MATERIAL FOR THIS EXERCISE ->
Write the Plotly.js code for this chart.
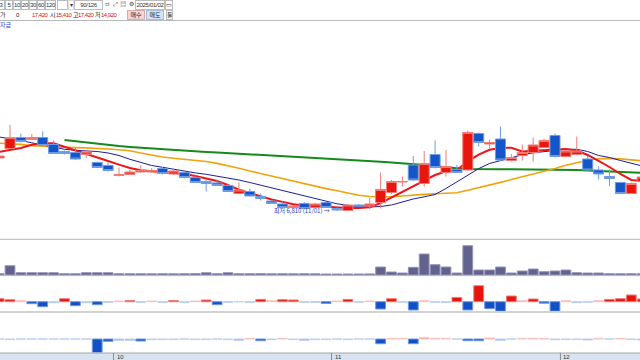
...
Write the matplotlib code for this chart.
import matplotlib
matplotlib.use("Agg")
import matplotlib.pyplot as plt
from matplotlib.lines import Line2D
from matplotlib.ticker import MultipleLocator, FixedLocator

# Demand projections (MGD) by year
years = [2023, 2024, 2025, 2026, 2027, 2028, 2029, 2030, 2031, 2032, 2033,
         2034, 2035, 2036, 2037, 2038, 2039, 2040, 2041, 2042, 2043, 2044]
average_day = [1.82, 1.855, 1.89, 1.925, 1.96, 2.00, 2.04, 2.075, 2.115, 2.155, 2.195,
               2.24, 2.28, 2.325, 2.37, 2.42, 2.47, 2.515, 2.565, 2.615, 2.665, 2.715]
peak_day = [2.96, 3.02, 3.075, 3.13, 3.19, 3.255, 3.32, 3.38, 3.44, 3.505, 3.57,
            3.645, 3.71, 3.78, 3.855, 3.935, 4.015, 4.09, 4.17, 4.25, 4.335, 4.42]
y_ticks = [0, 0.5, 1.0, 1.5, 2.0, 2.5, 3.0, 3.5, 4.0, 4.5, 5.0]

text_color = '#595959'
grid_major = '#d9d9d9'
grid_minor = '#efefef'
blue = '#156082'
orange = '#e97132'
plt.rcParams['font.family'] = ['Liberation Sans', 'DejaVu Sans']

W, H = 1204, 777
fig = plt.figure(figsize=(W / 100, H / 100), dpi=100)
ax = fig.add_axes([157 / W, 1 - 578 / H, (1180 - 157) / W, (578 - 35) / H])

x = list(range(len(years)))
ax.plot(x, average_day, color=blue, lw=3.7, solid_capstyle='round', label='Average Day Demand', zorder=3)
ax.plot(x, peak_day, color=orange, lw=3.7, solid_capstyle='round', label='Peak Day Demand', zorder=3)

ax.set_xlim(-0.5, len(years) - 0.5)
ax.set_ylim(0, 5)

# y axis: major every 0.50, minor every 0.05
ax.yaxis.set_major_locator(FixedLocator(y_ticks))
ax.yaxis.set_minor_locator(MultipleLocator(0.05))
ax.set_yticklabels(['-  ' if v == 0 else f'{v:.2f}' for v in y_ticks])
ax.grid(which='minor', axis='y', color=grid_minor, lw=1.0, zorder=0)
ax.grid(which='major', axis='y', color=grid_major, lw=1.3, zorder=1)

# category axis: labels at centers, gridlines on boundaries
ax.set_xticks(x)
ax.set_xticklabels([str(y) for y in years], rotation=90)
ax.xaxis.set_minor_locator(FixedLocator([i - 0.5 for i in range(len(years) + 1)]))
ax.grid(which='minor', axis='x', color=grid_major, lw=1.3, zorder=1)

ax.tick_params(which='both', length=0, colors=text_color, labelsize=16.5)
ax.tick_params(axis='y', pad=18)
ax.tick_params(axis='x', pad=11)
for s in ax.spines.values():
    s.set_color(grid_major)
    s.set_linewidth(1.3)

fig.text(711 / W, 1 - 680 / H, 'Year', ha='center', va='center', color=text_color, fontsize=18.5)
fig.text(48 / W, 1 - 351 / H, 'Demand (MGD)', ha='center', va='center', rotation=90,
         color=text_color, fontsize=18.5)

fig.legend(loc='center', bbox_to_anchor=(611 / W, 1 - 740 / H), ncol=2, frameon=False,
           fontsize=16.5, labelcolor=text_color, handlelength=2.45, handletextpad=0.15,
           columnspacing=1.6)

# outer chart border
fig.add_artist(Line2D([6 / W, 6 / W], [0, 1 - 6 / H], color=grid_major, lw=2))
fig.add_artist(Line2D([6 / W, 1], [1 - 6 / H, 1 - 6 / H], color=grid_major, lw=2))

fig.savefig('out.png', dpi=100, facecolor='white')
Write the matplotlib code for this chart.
==
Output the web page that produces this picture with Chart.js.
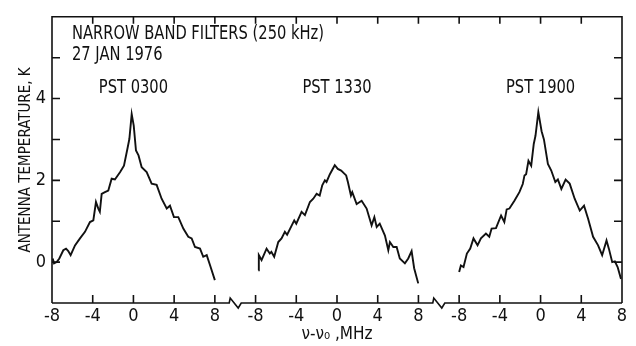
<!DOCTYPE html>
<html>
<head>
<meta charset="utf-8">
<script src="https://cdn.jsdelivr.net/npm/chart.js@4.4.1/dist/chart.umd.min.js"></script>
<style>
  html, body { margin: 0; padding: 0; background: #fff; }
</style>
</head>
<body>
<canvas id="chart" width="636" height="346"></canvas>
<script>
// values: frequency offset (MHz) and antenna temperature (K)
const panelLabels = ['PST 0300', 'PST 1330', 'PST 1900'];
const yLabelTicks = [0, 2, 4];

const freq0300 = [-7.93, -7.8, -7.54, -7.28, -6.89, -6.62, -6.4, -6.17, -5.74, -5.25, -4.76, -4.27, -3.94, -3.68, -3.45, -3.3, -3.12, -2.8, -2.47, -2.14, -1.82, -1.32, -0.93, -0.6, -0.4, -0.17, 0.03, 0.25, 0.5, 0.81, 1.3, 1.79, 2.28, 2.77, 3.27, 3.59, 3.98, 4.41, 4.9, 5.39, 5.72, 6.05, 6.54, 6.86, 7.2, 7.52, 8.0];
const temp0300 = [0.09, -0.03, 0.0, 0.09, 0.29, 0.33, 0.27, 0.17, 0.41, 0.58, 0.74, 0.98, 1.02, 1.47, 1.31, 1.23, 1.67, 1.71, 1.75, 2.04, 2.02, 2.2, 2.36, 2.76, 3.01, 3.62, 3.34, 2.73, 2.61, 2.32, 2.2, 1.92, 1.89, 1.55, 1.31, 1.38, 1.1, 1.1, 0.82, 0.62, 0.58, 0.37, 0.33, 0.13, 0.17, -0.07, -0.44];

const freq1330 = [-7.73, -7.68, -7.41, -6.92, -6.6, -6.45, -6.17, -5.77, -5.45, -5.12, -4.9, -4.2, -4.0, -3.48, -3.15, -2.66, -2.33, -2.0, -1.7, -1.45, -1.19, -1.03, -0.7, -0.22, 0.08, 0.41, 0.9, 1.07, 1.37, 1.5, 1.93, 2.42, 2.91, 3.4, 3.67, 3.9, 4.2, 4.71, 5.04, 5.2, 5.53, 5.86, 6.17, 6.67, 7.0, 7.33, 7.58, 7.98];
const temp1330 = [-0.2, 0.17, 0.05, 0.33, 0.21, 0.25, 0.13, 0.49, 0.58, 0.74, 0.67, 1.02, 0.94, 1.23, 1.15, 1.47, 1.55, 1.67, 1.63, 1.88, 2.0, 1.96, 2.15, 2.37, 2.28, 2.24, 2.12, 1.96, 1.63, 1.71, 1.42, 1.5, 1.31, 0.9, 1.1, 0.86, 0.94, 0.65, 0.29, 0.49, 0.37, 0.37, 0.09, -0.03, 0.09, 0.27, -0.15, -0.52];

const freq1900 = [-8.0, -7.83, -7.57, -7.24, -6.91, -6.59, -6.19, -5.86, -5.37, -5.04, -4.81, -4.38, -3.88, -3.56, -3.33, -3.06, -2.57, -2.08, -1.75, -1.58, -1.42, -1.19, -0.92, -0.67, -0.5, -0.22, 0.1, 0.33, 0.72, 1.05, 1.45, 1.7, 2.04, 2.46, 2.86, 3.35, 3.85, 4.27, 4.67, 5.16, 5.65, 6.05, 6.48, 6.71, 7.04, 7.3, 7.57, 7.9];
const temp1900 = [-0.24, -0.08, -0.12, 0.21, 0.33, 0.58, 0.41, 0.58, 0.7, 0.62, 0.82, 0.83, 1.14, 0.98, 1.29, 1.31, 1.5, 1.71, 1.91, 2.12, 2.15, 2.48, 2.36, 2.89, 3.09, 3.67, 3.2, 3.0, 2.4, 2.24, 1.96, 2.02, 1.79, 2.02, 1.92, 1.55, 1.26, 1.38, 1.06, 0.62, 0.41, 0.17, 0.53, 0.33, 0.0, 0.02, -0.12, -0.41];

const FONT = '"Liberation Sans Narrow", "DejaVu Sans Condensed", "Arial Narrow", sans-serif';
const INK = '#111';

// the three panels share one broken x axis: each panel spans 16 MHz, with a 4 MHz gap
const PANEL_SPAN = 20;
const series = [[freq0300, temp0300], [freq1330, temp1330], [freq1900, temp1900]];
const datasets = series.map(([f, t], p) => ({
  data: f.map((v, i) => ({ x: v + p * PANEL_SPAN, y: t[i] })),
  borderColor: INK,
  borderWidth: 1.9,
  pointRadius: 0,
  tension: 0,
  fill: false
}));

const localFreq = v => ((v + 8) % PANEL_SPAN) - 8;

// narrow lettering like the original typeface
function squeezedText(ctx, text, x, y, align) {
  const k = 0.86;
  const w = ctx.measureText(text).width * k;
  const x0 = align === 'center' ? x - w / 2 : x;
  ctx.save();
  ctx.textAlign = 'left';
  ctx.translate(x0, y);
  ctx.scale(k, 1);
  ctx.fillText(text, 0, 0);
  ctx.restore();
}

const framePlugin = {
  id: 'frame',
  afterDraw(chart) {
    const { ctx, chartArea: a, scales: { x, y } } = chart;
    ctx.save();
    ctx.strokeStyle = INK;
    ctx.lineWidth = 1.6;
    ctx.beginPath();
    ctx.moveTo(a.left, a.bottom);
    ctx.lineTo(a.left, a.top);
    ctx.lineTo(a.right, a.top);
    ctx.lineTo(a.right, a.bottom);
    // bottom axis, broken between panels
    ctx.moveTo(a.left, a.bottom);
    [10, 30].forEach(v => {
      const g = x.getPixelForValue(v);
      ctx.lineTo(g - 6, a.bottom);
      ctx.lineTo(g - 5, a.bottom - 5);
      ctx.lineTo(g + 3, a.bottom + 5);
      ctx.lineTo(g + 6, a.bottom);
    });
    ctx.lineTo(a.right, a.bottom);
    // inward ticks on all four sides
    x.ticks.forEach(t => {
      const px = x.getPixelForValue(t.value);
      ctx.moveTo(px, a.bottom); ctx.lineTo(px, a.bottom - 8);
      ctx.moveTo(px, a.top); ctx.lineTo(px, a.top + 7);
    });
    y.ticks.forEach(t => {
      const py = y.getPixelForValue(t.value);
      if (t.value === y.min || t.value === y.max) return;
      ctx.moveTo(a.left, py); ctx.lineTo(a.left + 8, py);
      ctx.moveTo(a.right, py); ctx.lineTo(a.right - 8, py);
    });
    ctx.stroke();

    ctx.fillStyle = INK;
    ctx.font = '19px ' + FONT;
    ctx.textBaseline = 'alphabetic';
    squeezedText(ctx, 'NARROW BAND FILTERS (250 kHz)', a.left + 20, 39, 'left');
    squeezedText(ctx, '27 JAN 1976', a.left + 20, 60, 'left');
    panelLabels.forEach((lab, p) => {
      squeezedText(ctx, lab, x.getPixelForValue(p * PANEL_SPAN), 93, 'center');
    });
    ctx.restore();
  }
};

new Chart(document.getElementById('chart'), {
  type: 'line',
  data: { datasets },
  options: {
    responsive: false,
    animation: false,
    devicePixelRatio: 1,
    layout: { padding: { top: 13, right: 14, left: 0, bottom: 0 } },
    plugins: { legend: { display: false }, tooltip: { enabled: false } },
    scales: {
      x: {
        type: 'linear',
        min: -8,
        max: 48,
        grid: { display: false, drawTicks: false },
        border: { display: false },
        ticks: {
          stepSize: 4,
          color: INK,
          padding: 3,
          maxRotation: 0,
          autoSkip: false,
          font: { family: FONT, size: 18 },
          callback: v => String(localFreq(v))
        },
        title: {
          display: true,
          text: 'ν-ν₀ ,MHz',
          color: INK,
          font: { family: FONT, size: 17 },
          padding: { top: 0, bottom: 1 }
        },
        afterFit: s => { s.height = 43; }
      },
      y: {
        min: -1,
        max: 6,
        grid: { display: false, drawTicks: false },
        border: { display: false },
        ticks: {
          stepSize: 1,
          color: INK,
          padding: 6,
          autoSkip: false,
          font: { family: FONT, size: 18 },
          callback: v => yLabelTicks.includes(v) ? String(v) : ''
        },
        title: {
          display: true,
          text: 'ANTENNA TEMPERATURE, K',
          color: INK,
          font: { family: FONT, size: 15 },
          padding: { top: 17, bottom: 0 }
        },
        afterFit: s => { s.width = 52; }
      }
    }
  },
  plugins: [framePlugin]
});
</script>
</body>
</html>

TASK REQUIREMENTS -> Without the pictures, give again exactly the lines above starting at the line containing "Output the web" and ending at the line containing "const yLabelTicks = [0, 2, 4];".

EXERCISE RESPONSE ->
Output the web page that produces this picture with Chart.js.
<!DOCTYPE html>
<html>
<head>
<meta charset="utf-8">
<script src="https://cdn.jsdelivr.net/npm/chart.js@4.4.1/dist/chart.umd.min.js"></script>
<style>
  html, body { margin: 0; padding: 0; background: #fff; }
</style>
</head>
<body>
<canvas id="chart" width="636" height="346"></canvas>
<script>
// values: frequency offset (MHz) and antenna temperature (K)
const panelLabels = ['PST 0300', 'PST 1330', 'PST 1900'];
const yLabelTicks = [0, 2, 4];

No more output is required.